A couple of them were VERY up them selves indeed. But he wasn't.


----------



## smokeysmoo (10 Feb 2012)

My Mum is a cousin of Neville Neville, which I presume makes me some sort of distant relation to Phil and Gary Neville. I used to play cricket against them in my teens, (I played for Eagley Cricket Club while they played fro Greenmount Cricket Club), but TBH they wouldn't have a single clue who I was.


----------



## Gooner Mad Dog (10 Feb 2012)

Actually I dont know the cyclists you named erm perhaps you can enlighten me or at least put a link to their sites will have a look at work and so bored.......get me out of IT !!!!!!!!!!!!!!!!!!!!!!!!!!! aaaarrrrrggggghhhhhh its mind numbing !!!!


----------



## Alun (10 Feb 2012)

ColinJ said:


> I'm the nth cousin of David Livingstone, x-times removed! (I _am_, but I don't know the actual numbers.)
> 
> Further back in clan Livingstone was the infamous Domhull Mollach - Hairy Donald!
> 
> (Which, of course, has nothing to do with cycling.)


 I can see the resemblance with the Livingstone photo, especially the nose !


----------



## ColinJ (10 Feb 2012)

Alun said:


> I can see the resemblance with the Livingstone photo, especially the nose !


Hmm, I think that I can too - which feels kind of strange, but makes sense!


----------



## Little yellow Brompton (10 Feb 2012)

Matthew_T said:


> We all know CycleGaz, CyclingMikey, Traffic droid, and AlexWarrior.
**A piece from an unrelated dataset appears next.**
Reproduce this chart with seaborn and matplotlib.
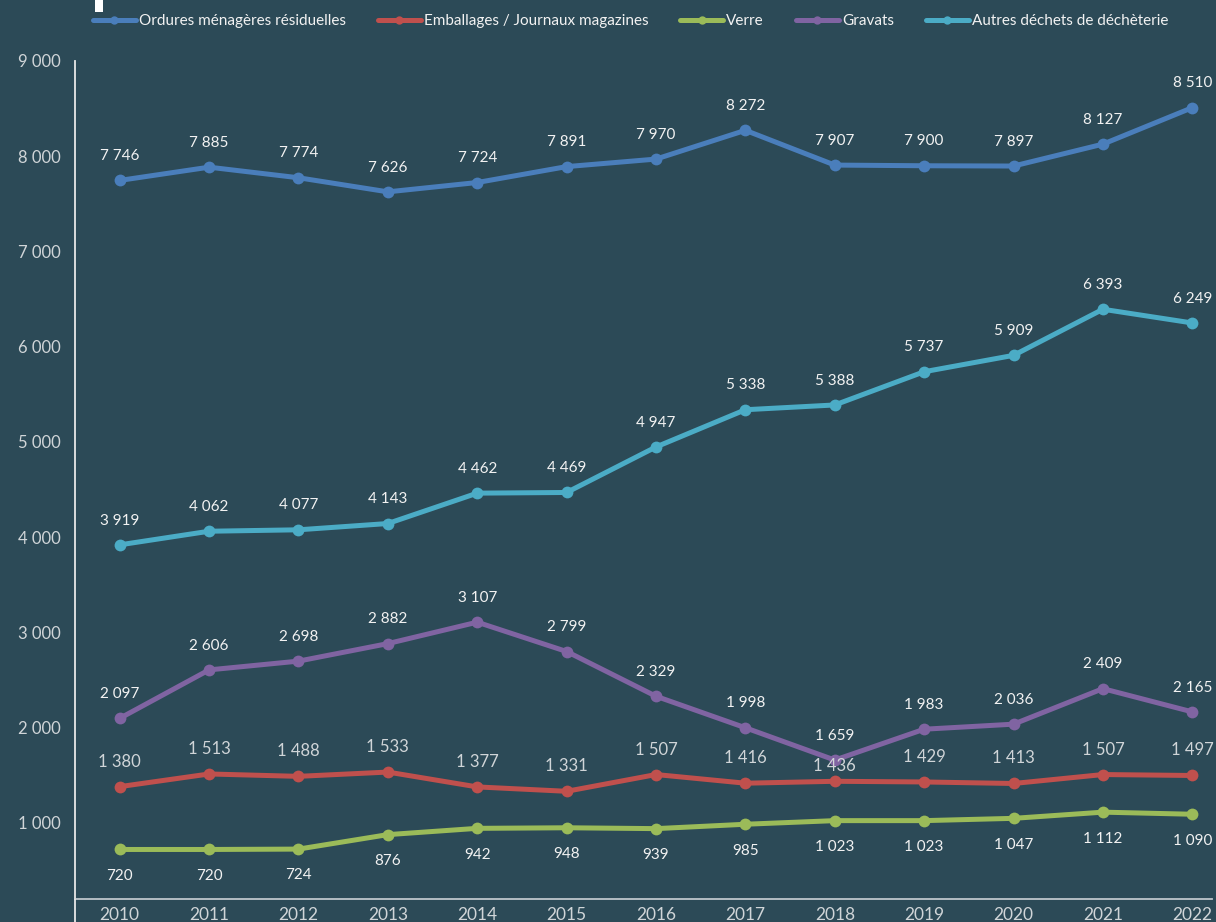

But are these people just famous and popular to us cyclists or do other members of the public know them (everyone in London seems to know the traffic droid).
> 
> Gaz has his own Silly cyclists website and Cycling Mikey is the recumbent of London.
> 
> Do people outside of our little world know who we are or just us? Do you feel being online is the only fame you can get (if your wifes allow it).


 

A long time ago, I managed to close the Gibraltar border, whilst being in Malta, does that count as being (in)famous?


----------



## DCLane (10 Feb 2012)

Oooh - forgot one, my cousin's a sponsored Giant rider in Australia.


----------



## Thomk (10 Feb 2012)

I'm a former British Champion


----------



## screenman (10 Feb 2012)

I have the same name as a famous cycling photographer.


----------



## Durian (11 Feb 2012)

Little yellow Brompton said:


> A long time ago, I managed to close the Gibraltar border, whilst being in Malta, does that count as being (in)famous?


 
Blimey, you must have long arms.


----------



## MattHB (11 Feb 2012)

DCLane said:


> Oooh - forgot one, my cousin's a sponsored Giant rider in Australia.



Does he have extremely long legs for extra grip?


----------



## Titan yer tummy (11 Feb 2012)

Mrs TyT has long dreamed of achieving celeb status.

Last year I took her to a black tie dinner.

We hailed a London black cab in Blackfriars Bridge Rd. (apparently there are about 19000 London cabs)

She got in in first. 

As I settled in next to her the cab driver spotted me in the mirror and said "I know you, you're TyT I've seen you at ........"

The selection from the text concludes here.